In POSIX threads, pthread_cond_wait(3T) returns from signals, but this is not an error, pthread_cond_wait() returns zero as a spurious wakeup.


Handler cleanup is illustrated by Example 5-4.


Example 5-4 Condition Variables and Interrupted Waits

int sig_catcher() {
    sigset_t set;
    void hdlr();

    mutex_lock(&mut);

    sigemptyset(&set);
    sigaddset(&set, SIGINT);
    sigsetmask(SIG_UNBLOCK, &set, 0);

    if (cond_wait(&cond, &mut) == EINTR) {
        /* signal occurred and lock is held */
        cleanup();
        mutex_unlock(&mut);
        return(0);
    }
    normal_processing();
    mutex_unlock(&mut);
    return(1);
}

void hdlr() {
    /* lock is held in the handler */
    ...
}

Assume that the SIGINT signal is blocked in all threads on entry to sig_catcher() and that hdlr() has been established (with a call to sigaction(2)) as the handler for the SIGINT signal. When an unmasked and caught instance of the SIGINT signal is delivered to the thread while it is in cond_wait(), the thread first reacquires the lock on the mutex, then calls hdlr(), and then returns EINTR from cond_wait().

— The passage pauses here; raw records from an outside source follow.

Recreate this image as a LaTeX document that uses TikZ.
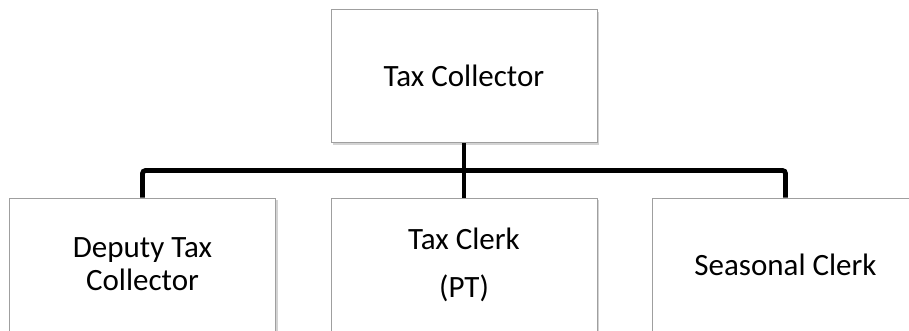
\documentclass[tikz,border=0pt]{standalone}
\usepackage{fontspec}
\setmainfont{Carlito}
\usetikzlibrary{shadows}
\begin{document}
\begin{tikzpicture}[x=1pt,y=1pt,
  box/.style={draw=gray!75, line width=0.8pt, fill=white, minimum width=266pt, minimum height=133pt,
    inner sep=0pt, align=center, font=\fontsize{31}{33}\selectfont,
    drop shadow={opacity=0.35, shadow xshift=2pt, shadow yshift=-2pt, fill=gray}},
  conn/.style={line width=4.8pt, rounded corners=3pt, draw=black}]
\useasboundingbox (0,0) rectangle (909,-330);
\node[box] (top) at (464,-76) {Tax Collector};
\node[box] (dep) at (142.5,-264.5) {Deputy Tax\\Collector};
\node[box] (clerk) at (464,-264.5) {Tax Clerk\\[15pt](PT)};
\node[box] (seas) at (785.5,-264.5) {Seasonal Clerk};
\coordinate (j) at (464,-170.5);
\draw[conn] (top.south) -- (j);
\draw[conn] (dep.north) |- (j) -| (seas.north);
\draw[conn] (j) -- (clerk.north);
\end{tikzpicture}
\end{document}
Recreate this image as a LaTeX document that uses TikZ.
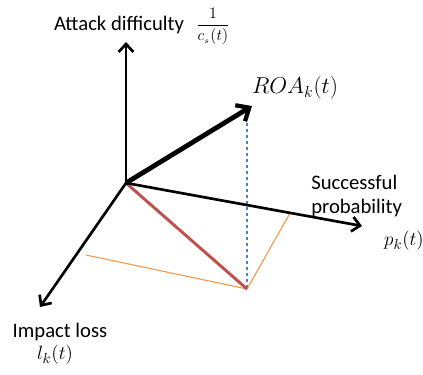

Note that whether SA_RESTART has been specified as a flag to sigaction() has no effect here; cond_wait(3T) is not a system call and is not automatically restarted. When a caught signal occurs while a thread is blocked in cond_wait(), the call always returns EINTR. Again, the application should not rely on an interrupted cond_wait() reacquiring the mutex, because this behavior could change in the future.